Do Alternating Series Have Limits?

[I'm Awesome]

I would imagine that an alternating series that goes of to infinity doesn't have a limit because it keeps switching back and forth, but I can't find anything in my textbook about it. I just want to make sure that this is right.

 

[micromass]

Some alternating series do have limits. For example:

\sum_{n=1}^{+\infty} \frac{(-1)^n}{n}

has a limit (and it equals log(2)).

Other series, like

\sum_{n=1}^{+\infty} (-1)^n

have a too large oscillation to have a limit.

 

[Dickfore]

Some alternating series do have limits. For example:

\sum_{n=1}^{+\infty} \frac{(-1)^n}{n}

has a limit (and it equals log(2)).

Actually -\ln 2.

 

[micromass]

Actually -\ln 2.

Ah yes, thank you!

 

[I'm Awesome]

I'm still kinda confussed, so for example if I have the series:
\sum_{n=1}^{+\infty} (-1)^n \frac{n}{n+1}


Is the limit nonexistant or does it equal 1?

 

[micromass]

I'm still kinda confussed, so for example if I have the series:
\sum_{n=1}^{+\infty} (-1)^n \frac{n}{n+1}


Is the limit nonexistant or does it equal 1?

That limit doesn't exist since

\lim_{n\rightarrow +\infty}{ \frac{(-1)^n n}{n+1}}\neq 0

 

[I'm Awesome]

Okay. So in the previos example where the limit was equal -ln2 , do I have to solve for and indeterminate power to get that answer?

 

[micromass]

Okay. So in the previos example where the limit was equal -ln2 , do I have to solve for and indeterminate power to get that answer?

No. You get that answer if you find the Taylor series for the logarithm.

 

[Useful nucleus]

In general , an alternating series of the form \sum (-1)^k a_k will converge if a_k \rightarrow0 as k\rightarrow∞ and 0<a_k+1≤ a_k

 

[HallsofIvy]

If a_n goes to 0 then the series \sum (-1)^na_n converges.
If it does not, then we can determine two subseries of \sum (-1)^n a_n, one with n even, the other with n odd, that converge to two different limits. And so the series itself does not converge.

 

[DonAntonio]

If a_n goes to 0 then the series \sum (-1)^na_n converges.



*** The convergence to zero of a_n must be monotone, otherwise the Leibnitz test may fail.

DonAntonio ***

If it does not, then we can determine two subseries of \sum (-1)^n a_n, one with n even, the other with n odd, that converge to two different limits. And so the series itself does not converge.

&lt;br /&gt; &lt;br /&gt; ...

 

[Useful nucleus]

If a_n goes to 0 then the series \sum (-1)^na_n converges.

Not necessary for the following:
Consider \sum_k=1 (-1)^k+1 a_k where a_k= 1/k if k is odd and 1/k² if k is even.
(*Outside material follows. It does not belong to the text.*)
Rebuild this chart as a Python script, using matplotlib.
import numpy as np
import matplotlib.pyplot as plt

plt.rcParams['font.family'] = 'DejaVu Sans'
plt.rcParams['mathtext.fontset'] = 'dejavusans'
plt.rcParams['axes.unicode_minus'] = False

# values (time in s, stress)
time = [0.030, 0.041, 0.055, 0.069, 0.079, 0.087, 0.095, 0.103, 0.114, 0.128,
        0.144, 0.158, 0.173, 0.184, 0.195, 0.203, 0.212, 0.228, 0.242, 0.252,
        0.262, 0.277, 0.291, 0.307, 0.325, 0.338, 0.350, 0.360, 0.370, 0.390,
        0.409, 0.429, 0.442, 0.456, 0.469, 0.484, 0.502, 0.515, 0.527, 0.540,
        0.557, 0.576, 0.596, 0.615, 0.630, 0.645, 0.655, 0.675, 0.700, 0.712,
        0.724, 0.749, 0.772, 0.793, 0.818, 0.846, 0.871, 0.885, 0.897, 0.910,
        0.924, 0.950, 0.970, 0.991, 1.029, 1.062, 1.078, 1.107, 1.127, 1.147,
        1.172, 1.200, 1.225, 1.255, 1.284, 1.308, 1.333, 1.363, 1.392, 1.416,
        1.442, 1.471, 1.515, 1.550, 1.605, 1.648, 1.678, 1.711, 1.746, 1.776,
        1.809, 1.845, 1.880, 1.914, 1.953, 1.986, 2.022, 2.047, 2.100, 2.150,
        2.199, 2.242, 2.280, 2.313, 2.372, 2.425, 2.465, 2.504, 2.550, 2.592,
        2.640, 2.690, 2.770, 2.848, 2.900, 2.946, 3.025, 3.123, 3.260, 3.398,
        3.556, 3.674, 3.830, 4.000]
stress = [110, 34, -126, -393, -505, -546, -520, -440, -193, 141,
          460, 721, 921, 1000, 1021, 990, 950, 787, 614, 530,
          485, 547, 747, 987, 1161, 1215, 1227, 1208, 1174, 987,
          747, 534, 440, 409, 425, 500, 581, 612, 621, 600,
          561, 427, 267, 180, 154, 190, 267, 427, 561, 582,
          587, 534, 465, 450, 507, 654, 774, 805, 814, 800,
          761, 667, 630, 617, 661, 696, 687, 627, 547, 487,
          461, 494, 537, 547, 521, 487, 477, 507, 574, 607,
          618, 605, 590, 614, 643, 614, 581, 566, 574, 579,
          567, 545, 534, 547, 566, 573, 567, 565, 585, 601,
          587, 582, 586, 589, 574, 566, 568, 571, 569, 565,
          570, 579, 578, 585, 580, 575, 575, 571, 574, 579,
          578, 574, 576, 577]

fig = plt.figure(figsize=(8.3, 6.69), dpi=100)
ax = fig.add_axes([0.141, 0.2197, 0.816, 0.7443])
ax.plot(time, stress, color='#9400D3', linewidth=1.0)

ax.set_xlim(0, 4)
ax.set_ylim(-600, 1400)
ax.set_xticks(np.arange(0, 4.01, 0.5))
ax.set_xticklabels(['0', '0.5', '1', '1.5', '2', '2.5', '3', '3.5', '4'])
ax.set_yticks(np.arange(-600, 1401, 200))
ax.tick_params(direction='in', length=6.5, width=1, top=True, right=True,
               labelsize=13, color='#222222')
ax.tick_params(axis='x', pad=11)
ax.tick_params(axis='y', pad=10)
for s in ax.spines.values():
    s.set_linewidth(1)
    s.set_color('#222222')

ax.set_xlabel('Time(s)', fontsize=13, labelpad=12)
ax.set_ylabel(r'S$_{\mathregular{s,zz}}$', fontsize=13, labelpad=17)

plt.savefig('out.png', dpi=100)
It is possible to show that this alternating series diverge to +∞ although a_k goes to zero.
This counter example indicates the necessity of the condition 0<a_k+1 ≤ a_k for convergence to happens.

 

[Mark44]

I'm still kinda confussed, so for example if I have the series:
\sum_{n=1}^{+\infty} (-1)^n \frac{n}{n+1}


Is the limit nonexistant or does it equal 1?

First off, it's not clear to me whether you're asking about the limit of the terms in the series or the limit of the series itself.

If you're asking about the limit of the terms, then the limit does not exist.
$$\lim_{n \to \infty} (-1)^n \frac{n}{n + 1}\text{ does not exist}$$

The reason is that for large n, successive terms oscillate between values close to 1 and -1, depending on whether n is even or odd, which affects the sign of (-1)ⁿ.

If you're asking about the sum of the series, then there too the limit does not exist. The N^th Term Test for Divergence says that if the limit of the terms of the series is different from zero or doesn't exist, then the series diverges. Since I established that the limit of the terms of the series doesn't exist, this theorem says that the series diverges (does not converge).